An instance of your job is a single run of that job.

When you first arrive on your job’s instances page, you’ll see the information for the most recent job instance:

Job instances information page

6.1. Instance information

  • Current job instance number

  • Status of the most recent job instance

  • Current job version

  • Start time, end time, and duration of the instance

  • Corresponding pipeline (if the job ran as part of a pipeline)

6.2. Logs

The jobs instances page is where you can view and download logs. You can view and download all logs or choose either standard or error logs.

Use the buttons around the logs box to scroll up and down, expand the log box to use the full window, refresh logs, and load more logs.

6.3. List of all instances

The job instances page features the list of instances of that job. Select an instance from the list to view its details.

7. Versions

Whenever your job is upgraded, a new version of that job is created. You can access and run any version of your job from the job versions interface.

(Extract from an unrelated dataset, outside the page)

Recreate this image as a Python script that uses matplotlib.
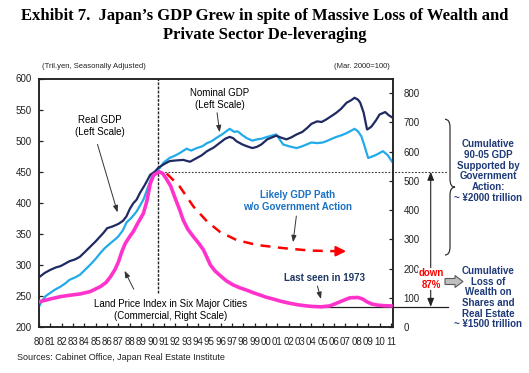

When you first arrive on your job’s versions page, you’ll see the following information for the current version:

Job versions information page

7.1. Tags

There are two tags available to assign to job versions:

7.1.1. Current version

By default, the current version of the job is the most recent version.

However, you can tag any version of your job as the current version. You can rollback to an older version of the job to make it the current version.

When you create a new version of the job, it is tagged automatically as the current version.

7.1.2. Major version

Use the major version tag however you see fit.

For example, you might use it to highlight stable versions of the job.

You can remove the major version tag from a version by selecting the Unset as a major version button.

7.2. Version information

Each version page contains all information for that version, including:

  • Release note (if one was included)

  • Date created

  • Creator

  • Package information

  • Technology version

  • Shell command line

7.3. List of all versions

The job versions page features a list of all the versions of that job. Select a version from the list to view its details.